- IATA: none; ICAO: KPNT; FAA LID: PNT;

Summary
- Owner: City of Pontiac
- Operator: Pontiac Flying Service
- Serves: Pontiac, Illinois
- Location: Livingston County, Illinois
- Time zone: UTC−06:00 (-6)
- • Summer (DST): UTC−05:00 (-5)
- Elevation AMSL: 666 ft / 203 m
- Interactive map of Pontiac Municipal Airport

Runways
| Direction | Length |  | Surface |
| ft | m |
| 6/24 | 5,000 | 1,524 | Asphalt |

Statistics (2020)
- Aircraft Movements: 10,000

= Pontiac Municipal Airport =

Public use airport in Pontiac, Illinois

Pontiac Municipal Airport (ICAO: KPNT, FAA: PNT) is a public use airport 3 miles north of Pontiac in Livingston County, Illinois. The airport is publicly owned by the City of Pontiac.

== Facilities and aircraft ==
The airport has one runway: runway 6/24 is 5000 x 75 ft (1524 x 23 m) and made of asphalt.

The airport has a fixed-base operator offering services such as fueling, courtesy cars, rental cars, a lounge, and internet for transient pilots. Local pilots also have access to aircraft maintenance and rental as well as flight instruction and pilot supplies.

For the 12-month period ending March 31, 2020, the airport had 27 aircraft operations per day, or about 10,000 per year. This is comprised or 96% general aviation and 4% air taxi. For the same time period, there are 17 aircraft based on the field: 15 single-engine and 2 multiengine.

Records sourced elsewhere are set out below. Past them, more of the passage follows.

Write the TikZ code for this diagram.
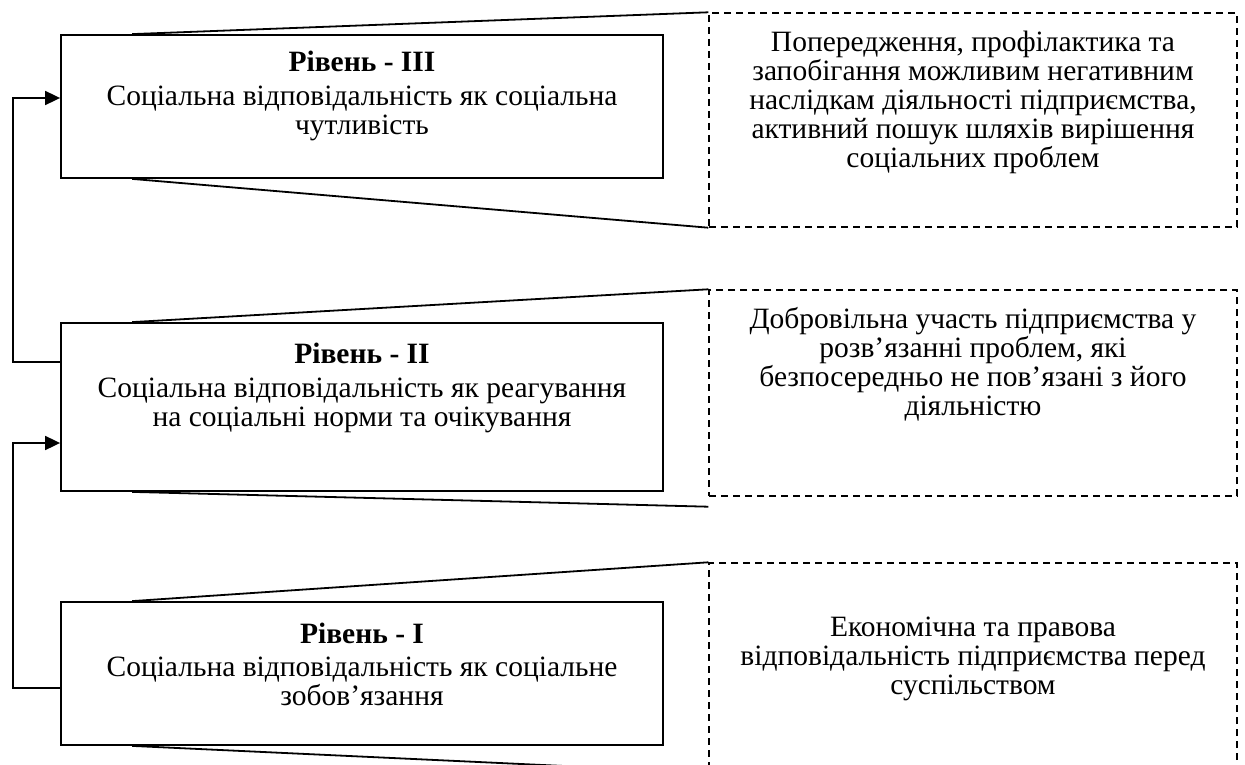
\documentclass[tikz,border=0pt]{standalone}
\usepackage{fontspec}
\setmainfont{Liberation Serif}
\usetikzlibrary{arrows.meta}
\begin{document}
\begin{tikzpicture}[x=1pt,y=-1pt,
  lvlbox/.style={draw, line width=1.8pt, minimum width=602pt, minimum height=143pt, inner sep=0pt},
  descbox/.style={draw, line width=1.4pt, dash pattern=on 7pt off 5pt, minimum width=528pt, inner sep=0pt},
  txt/.style={align=center, inner sep=0pt, font=\fontsize{29.5}{29}\selectfont},
  callout/.style={line width=1.8pt},
  conn/.style={line width=1.8pt, -{Triangle[length=15pt,width=14pt]}}]
\useasboundingbox (0,0) rectangle (1245,765);
\clip (0,0) rectangle (1245,765);
\fill[white] (0,0) rectangle (1245,765);

% level boxes
\node[lvlbox] (b3) at (362,106.5) {};
\node[lvlbox, minimum height=168pt] (b2) at (362,407) {};
\node[lvlbox] (b1) at (362,673.5) {};

% description boxes
\node[descbox, minimum height=214pt] (d3) at (973,120) {};
\node[descbox, minimum height=206pt] (d2) at (973,393) {};
\node[descbox, minimum height=209pt] (d1) at (973,667.5) {};

% callout lines
\draw[callout] ([xshift=72pt]b3.north west) -- (d3.north west);
\draw[callout] ([xshift=72pt]b3.south west) -- (d3.south west);
\draw[callout] ([xshift=72pt]b2.north west) -- (d2.north west);
\draw[callout] ([xshift=72pt]b2.south west) -- ([yshift=-10pt]d2.south west);
\draw[callout] ([xshift=72pt]b1.north west) -- (d1.north west);
\draw[callout] ([xshift=72pt]b1.south west) -- (d1.south west);

% texts in level boxes
\node[txt] (t3) at (362,96) {\textbf{Рівень - III}\\[4.5pt]Соціальна відповідальність як соціальна\\чутливість};
\node[txt] (t2) at (362,388) {\textbf{Рівень - II}\\[4.5pt]Соціальна відповідальність як реагування\\на соціальні норми та очікування};
\node[txt] (t1) at (362,664.5) {\textbf{Рівень - I}\\[4.5pt]Соціальна відповідальність як соціальне\\зобов’язання};

% texts in description boxes
\node[txt] (s3) at (973,102) {Попередження, профілактика та\\запобігання можливим негативним\\наслідкам діяльності підприємства,\\активний пошук шляхів вирішення\\соціальних проблем};
\node[txt] (s2) at (973,364.5) {Добровільна участь підприємства у\\розв’язанні проблем, які\\безпосередньо не пов’язані з його\\діяльністю};
\node[txt] (s1) at (973,659) {Економічна та правова\\відповідальність підприємства перед\\суспільством};

% connectors
\draw[conn] (b2.west |- 0,362) -| (13,98) -- (b3.west |- 0,98);
\draw[conn] (b1.west |- 0,688) -| (13,443) -- (b2.west |- 0,443);
\end{tikzpicture}
\end{document}
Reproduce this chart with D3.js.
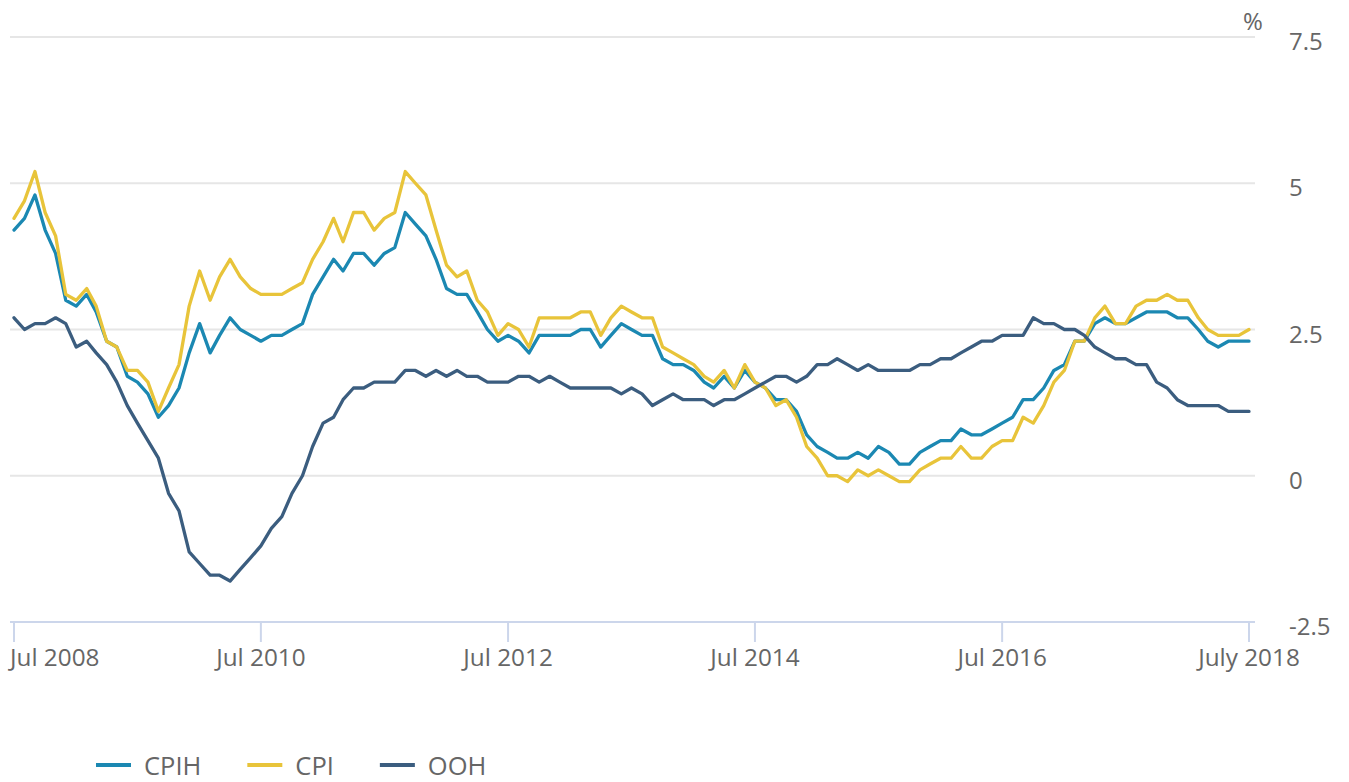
<!DOCTYPE html>
<html>
<head>
<meta charset="utf-8">
<script src="https://cdn.jsdelivr.net/npm/d3@7"></script>
<style>
  html, body { margin: 0; padding: 0; background: #fff; }
  svg { display: block; font-family: "Open Sans", "Noto Sans", sans-serif; }
</style>
</head>
<body>
<svg id="chart" width="1349" height="782"></svg>
<script>
// ---- Data (monthly, Jul 2008 – Jul 2018), % 12-month rate ----
const startMonth = "2008-07";
const seriesNames = ["CPIH", "CPI", "OOH"];
const seriesColors = ["#1b88b2", "#e8c43a", "#3b5d7f"];

const cpih = [
  4.2, 4.4, 4.8, 4.2, 3.8, 3.0, 2.9, 3.1, 2.8, 2.3,
  2.2, 1.7, 1.6, 1.4, 1.0, 1.2, 1.5, 2.1, 2.6, 2.1,
  2.4, 2.7, 2.5, 2.4, 2.3, 2.4, 2.4, 2.5, 2.6, 3.1,
  3.4, 3.7, 3.5, 3.8, 3.8, 3.6, 3.8, 3.9, 4.5, 4.3,
  4.1, 3.7, 3.2, 3.1, 3.1, 2.8, 2.5, 2.3, 2.4, 2.3,
  2.1, 2.4, 2.4, 2.4, 2.4, 2.5, 2.5, 2.2, 2.4, 2.6,
  2.5, 2.4, 2.4, 2.0, 1.9, 1.9, 1.8, 1.6, 1.5, 1.7,
  1.5, 1.8, 1.6, 1.5, 1.3, 1.3, 1.1, 0.7, 0.5, 0.4,
  0.3, 0.3, 0.4, 0.3, 0.5, 0.4, 0.2, 0.2, 0.4, 0.5,
  0.6, 0.6, 0.8, 0.7, 0.7, 0.8, 0.9, 1.0, 1.3, 1.3,
  1.5, 1.8, 1.9, 2.3, 2.3, 2.6, 2.7, 2.6, 2.6, 2.7,
  2.8, 2.8, 2.8, 2.7, 2.7, 2.5, 2.3, 2.2, 2.3, 2.3,
  2.3
];
const cpi = [
  4.4, 4.7, 5.2, 4.5, 4.1, 3.1, 3.0, 3.2, 2.9, 2.3,
  2.2, 1.8, 1.8, 1.6, 1.1, 1.5, 1.9, 2.9, 3.5, 3.0,
  3.4, 3.7, 3.4, 3.2, 3.1, 3.1, 3.1, 3.2, 3.3, 3.7,
  4.0, 4.4, 4.0, 4.5, 4.5, 4.2, 4.4, 4.5, 5.2, 5.0,
  4.8, 4.2, 3.6, 3.4, 3.5, 3.0, 2.8, 2.4, 2.6, 2.5,
  2.2, 2.7, 2.7, 2.7, 2.7, 2.8, 2.8, 2.4, 2.7, 2.9,
  2.8, 2.7, 2.7, 2.2, 2.1, 2.0, 1.9, 1.7, 1.6, 1.8,
  1.5, 1.9, 1.6, 1.5, 1.2, 1.3, 1.0, 0.5, 0.3, 0.0,
  0.0, -0.1, 0.1, 0.0, 0.1, 0.0, -0.1, -0.1, 0.1, 0.2,
  0.3, 0.3, 0.5, 0.3, 0.3, 0.5, 0.6, 0.6, 1.0, 0.9,
  1.2, 1.6, 1.8, 2.3, 2.3, 2.7, 2.9, 2.6, 2.6, 2.9,
  3.0, 3.0, 3.1, 3.0, 3.0, 2.7, 2.5, 2.4, 2.4, 2.4,
  2.5
];
const ooh = [
  2.7, 2.5, 2.6, 2.6, 2.7, 2.6, 2.2, 2.3, 2.1, 1.9,
  1.6, 1.2, 0.9, 0.6, 0.3, -0.3, -0.6, -1.3, -1.5, -1.7,
  -1.7, -1.8, -1.6, -1.4, -1.2, -0.9, -0.7, -0.3, 0.0, 0.5,
  0.9, 1.0, 1.3, 1.5, 1.5, 1.6, 1.6, 1.6, 1.8, 1.8,
  1.7, 1.8, 1.7, 1.8, 1.7, 1.7, 1.6, 1.6, 1.6, 1.7,
  1.7, 1.6, 1.7, 1.6, 1.5, 1.5, 1.5, 1.5, 1.5, 1.4,
  1.5, 1.4, 1.2, 1.3, 1.4, 1.3, 1.3, 1.3, 1.2, 1.3,
  1.3, 1.4, 1.5, 1.6, 1.7, 1.7, 1.6, 1.7, 1.9, 1.9,
  2.0, 1.9, 1.8, 1.9, 1.8, 1.8, 1.8, 1.8, 1.9, 1.9,
  2.0, 2.0, 2.1, 2.2, 2.3, 2.3, 2.4, 2.4, 2.4, 2.7,
  2.6, 2.6, 2.5, 2.5, 2.4, 2.2, 2.1, 2.0, 2.0, 1.9,
  1.9, 1.6, 1.5, 1.3, 1.2, 1.2, 1.2, 1.2, 1.1, 1.1,
  1.1
];

const yTicks = [-2.5, 0, 2.5, 5, 7.5];
const yTickLabels = ["-2.5", "0", "2.5", "5", "7.5"];
const xTickDates = ["2008-07", "2010-07", "2012-07", "2014-07", "2016-07", "2018-07"];
const xTickLabels = ["Jul 2008", "Jul 2010", "Jul 2012", "Jul 2014", "Jul 2016", "July 2018"];
const yUnit = "%";

// ---- Build ----
const parseMonth = d3.timeParse("%Y-%m");
const t0 = parseMonth(startMonth);
const dates = cpih.map((_, i) => d3.timeMonth.offset(t0, i));
const allSeries = [cpih, cpi, ooh];

const svg = d3.select("#chart");
const x = d3.scaleTime().domain([t0, dates[dates.length - 1]]).range([14, 1249]);
const y = d3.scaleLinear().domain([-2.5, 7.5]).range([622, 37]);

const gridX0 = 10, gridX1 = 1255;

// gridlines
svg.append("g").selectAll("line")
  .data(yTicks.filter(v => v !== -2.5))
  .join("line")
  .attr("x1", gridX0).attr("x2", gridX1)
  .attr("y1", d => y(d)).attr("y2", d => y(d))
  .attr("stroke", "#e6e6e6").attr("stroke-width", 2);

// y labels (right)
svg.append("g").selectAll("text")
  .data(yTicks)
  .join("text")
  .attr("x", 1289)
  .attr("y", d => y(d) + 13)
  .attr("fill", "#666")
  .attr("font-size", 24)
  .text((d, i) => yTickLabels[i]);

svg.append("text")
  .attr("x", 1253).attr("y", 30)
  .attr("text-anchor", "middle")
  .attr("fill", "#666")
  .attr("font-size", 24)
  .text(yUnit);

// x axis line
svg.append("line")
  .attr("x1", gridX0).attr("x2", gridX1)
  .attr("y1", y(-2.5)).attr("y2", y(-2.5))
  .attr("stroke", "#ccd6eb").attr("stroke-width", 2);

const xg = svg.append("g");
xTickDates.forEach((ds, i) => {
  const xv = x(parseMonth(ds));
  xg.append("line")
    .attr("x1", xv).attr("x2", xv)
    .attr("y1", y(-2.5)).attr("y2", y(-2.5) + 20)
    .attr("stroke", "#ccd6eb").attr("stroke-width", 2);
  xg.append("text")
    .attr("x", i === 0 ? 10 : xv)
    .attr("y", 666)
    .attr("text-anchor", i === 0 ? "start" : "middle")
    .attr("fill", "#666")
    .attr("font-size", 24.3)
    .text(xTickLabels[i]);
});

// lines
const line = d3.line()
  .x((d, i) => x(dates[i]))
  .y(d => y(d));

svg.append("g").selectAll("path")
  .data(allSeries)
  .join("path")
  .attr("d", d => line(d))
  .attr("fill", "none")
  .attr("stroke", (d, i) => seriesColors[i])
  .attr("stroke-width", 3.3)
  .attr("stroke-linejoin", "round")
  .attr("stroke-linecap", "round");

// legend
const lg = svg.append("g");
let lx = 96;
seriesNames.forEach((name, i) => {
  lg.append("line")
    .attr("x1", lx).attr("x2", lx + 35)
    .attr("y1", 765).attr("y2", 765)
    .attr("stroke", seriesColors[i]).attr("stroke-width", 4);
  const t = lg.append("text")
    .attr("x", lx + 48).attr("y", 775)
    .attr("fill", "#666")
    .attr("font-size", 25.5)
    .text(name);
  lx = lx + 48 + t.node().getComputedTextLength() + 46;
});
</script>
</body>
</html>
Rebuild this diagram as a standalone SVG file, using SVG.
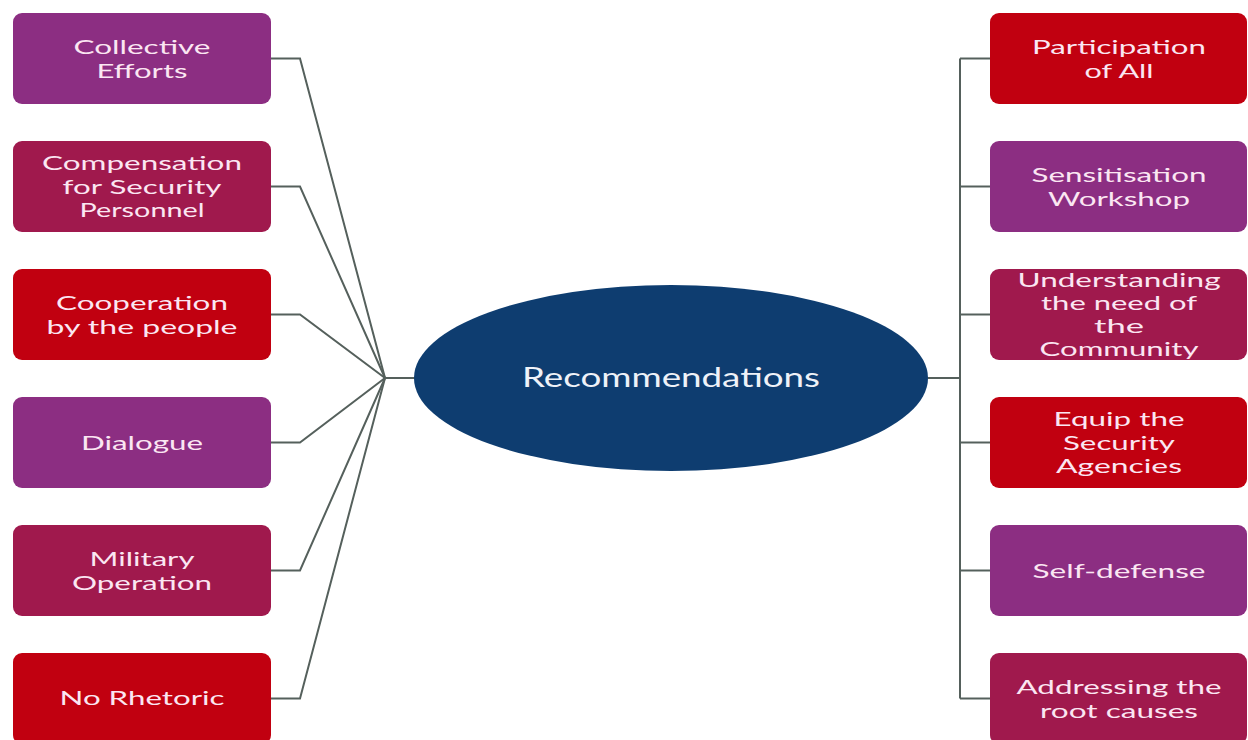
<svg xmlns="http://www.w3.org/2000/svg" width="1248" height="740" viewBox="0 0 1248 740">
<style>
.box{stroke:none}
.purple{fill:#8C2E82}
.crimson{fill:#A0194D}
.red{fill:#C10010}
.t{font-family:Lato,"Liberation Sans",sans-serif;font-size:20px;fill:#FBE6F2;text-anchor:middle}
.c{fill:none;stroke:#55605C;stroke-width:2}
</style>
<rect width="1248" height="740" fill="#FFFFFF"/>
<g id="connectors">
<polyline class="c" points="271,58.5 300,58.5 385,378"/>
<polyline class="c" points="271,186.5 300,186.5 385,378"/>
<polyline class="c" points="271,314.5 300,314.5 385,378"/>
<polyline class="c" points="271,442.5 300,442.5 385,378"/>
<polyline class="c" points="271,570.5 300,570.5 385,378"/>
<polyline class="c" points="271,698.5 300,698.5 385,378"/>
<line class="c" x1="385" y1="378" x2="415" y2="378"/>
<line class="c" x1="928" y1="378" x2="960" y2="378"/>
<line class="c" x1="960" y1="58.5" x2="960" y2="698.5"/>
<line class="c" x1="960" y1="58.5" x2="990" y2="58.5"/>
<line class="c" x1="960" y1="186.5" x2="990" y2="186.5"/>
<line class="c" x1="960" y1="314.5" x2="990" y2="314.5"/>
<line class="c" x1="960" y1="442.5" x2="990" y2="442.5"/>
<line class="c" x1="960" y1="570.5" x2="990" y2="570.5"/>
<line class="c" x1="960" y1="698.5" x2="990" y2="698.5"/>
</g>
<g id="center">
<ellipse cx="671" cy="378" rx="257" ry="93" fill="#0E3D70"/>
<text x="671" y="387" font-family="Lato,'Liberation Sans',sans-serif" font-size="26" fill="#EEF2F8" text-anchor="middle" textLength="298" lengthAdjust="spacingAndGlyphs">Recommendations</text>
</g>
<g id="collective-efforts">
<rect class="box purple" x="13" y="13" width="258" height="91" rx="9"/>
<text class="t" x="142" y="53.5" textLength="137" lengthAdjust="spacingAndGlyphs">Collective</text>
<text class="t" x="142" y="77.5" textLength="91" lengthAdjust="spacingAndGlyphs">Efforts</text>
</g>
<g id="compensation">
<rect class="box crimson" x="13" y="141" width="258" height="91" rx="9"/>
<text class="t" x="142" y="170" textLength="200" lengthAdjust="spacingAndGlyphs">Compensation</text>
<text class="t" x="142" y="193.5" textLength="159" lengthAdjust="spacingAndGlyphs">for Security</text>
<text class="t" x="142" y="217" textLength="125" lengthAdjust="spacingAndGlyphs">Personnel</text>
</g>
<g id="cooperation">
<rect class="box red" x="13" y="269" width="258" height="91" rx="9"/>
<text class="t" x="142" y="309.5" textLength="172" lengthAdjust="spacingAndGlyphs">Cooperation</text>
<text class="t" x="142" y="333.5" textLength="191" lengthAdjust="spacingAndGlyphs">by the people</text>
</g>
<g id="dialogue">
<rect class="box purple" x="13" y="397" width="258" height="91" rx="9"/>
<text class="t" x="142" y="449.5" textLength="122" lengthAdjust="spacingAndGlyphs">Dialogue</text>
</g>
<g id="military-operation">
<rect class="box crimson" x="13" y="525" width="258" height="91" rx="9"/>
<text class="t" x="142" y="565.5" textLength="105" lengthAdjust="spacingAndGlyphs">Military</text>
<text class="t" x="142" y="589.5" textLength="140" lengthAdjust="spacingAndGlyphs">Operation</text>
</g>
<g id="no-rhetoric">
<rect class="box red" x="13" y="653" width="258" height="91" rx="9"/>
<text class="t" x="142" y="704.5" textLength="165" lengthAdjust="spacingAndGlyphs">No Rhetoric</text>
</g>
<g id="participation">
<rect class="box red" x="990" y="13" width="257" height="91" rx="9"/>
<text class="t" x="1119" y="53.5" textLength="174" lengthAdjust="spacingAndGlyphs">Participation</text>
<text class="t" x="1119" y="77.5" textLength="69" lengthAdjust="spacingAndGlyphs">of All</text>
</g>
<g id="sensitisation">
<rect class="box purple" x="990" y="141" width="257" height="91" rx="9"/>
<text class="t" x="1119" y="181.5" textLength="175" lengthAdjust="spacingAndGlyphs">Sensitisation</text>
<text class="t" x="1119" y="205.5" textLength="142" lengthAdjust="spacingAndGlyphs">Workshop</text>
</g>
<g id="understanding">
<rect class="box crimson" x="990" y="269" width="257" height="91" rx="9"/>
<text class="t" x="1119" y="287" textLength="203" lengthAdjust="spacingAndGlyphs">Understanding</text>
<text class="t" x="1119" y="310" textLength="156" lengthAdjust="spacingAndGlyphs">the need of</text>
<text class="t" x="1119" y="333" textLength="50" lengthAdjust="spacingAndGlyphs">the</text>
<text class="t" x="1119" y="356" textLength="159" lengthAdjust="spacingAndGlyphs">Community</text>
</g>
<g id="equip">
<rect class="box red" x="990" y="397" width="257" height="91" rx="9"/>
<text class="t" x="1119" y="426" textLength="131" lengthAdjust="spacingAndGlyphs">Equip the</text>
<text class="t" x="1119" y="449.5" textLength="112" lengthAdjust="spacingAndGlyphs">Security</text>
<text class="t" x="1119" y="473" textLength="126" lengthAdjust="spacingAndGlyphs">Agencies</text>
</g>
<g id="self-defense">
<rect class="box purple" x="990" y="525" width="257" height="91" rx="9"/>
<text class="t" x="1119" y="577.5" textLength="173" lengthAdjust="spacingAndGlyphs">Self-defense</text>
</g>
<g id="root-causes">
<rect class="box crimson" x="990" y="653" width="257" height="91" rx="9"/>
<text class="t" x="1119" y="693.5" textLength="205" lengthAdjust="spacingAndGlyphs">Addressing the</text>
<text class="t" x="1119" y="717.5" textLength="158" lengthAdjust="spacingAndGlyphs">root causes</text>
</g>
</svg>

== Accidents and incidents ==

- On July 6, 2006, a Cessna T210 was damaged during a forced landing following a loss of engine power during final approach for landing. The pilot reported he was arriving for a fuel stop because his fuel indicators showed about 1/4 full on each fuel tank. The pilot flew to the airport and descended in a spiral over it. The engine quit after the aircraft had joined the airport's traffic pattern while on final approach. The pilot unsuccessfully attempted to restart the engine and subsequently landed on a frontage road. The probable cause of the accident was found to be a loss of engine power due to the pilot's improper in-flight planning which led to fuel exhaustion and his failure to maintain an adequate airspeed during the landing approach which resulted in an inadvertent stall.
- On January 9, 2015, a Cessna 150 crashed after a loss of engine power during a go-around at the Pontiac Municipal Airport. The student pilot and flight instructor onboard were making a straight-in approach to the airport. The student pilot was maneuvering for the landing and decided to go around, at which point the instructor took control of the aircraft. The flight instructor attempted a landing with the student observing, but the aircraft was not stable during touchdown and bounced. The flight instructor then attempted a go-around and advanced the throttle control; during the climb, the student pilot heard a sound, and the airplane veered to the left and stopped climbing. The flight instructor reported the engine sputtered immediately after he initiated the go-around and quit after he applied carburetor heat. The aircraft veered left, impacted terrain, and flipped over. The probable cause of the accident was found to be the flight instructor’s loss of directional control during an attempted go-around with a crosswind. Contributing to the accident was the loss of engine power for reasons that could not be determined during examination of the engine.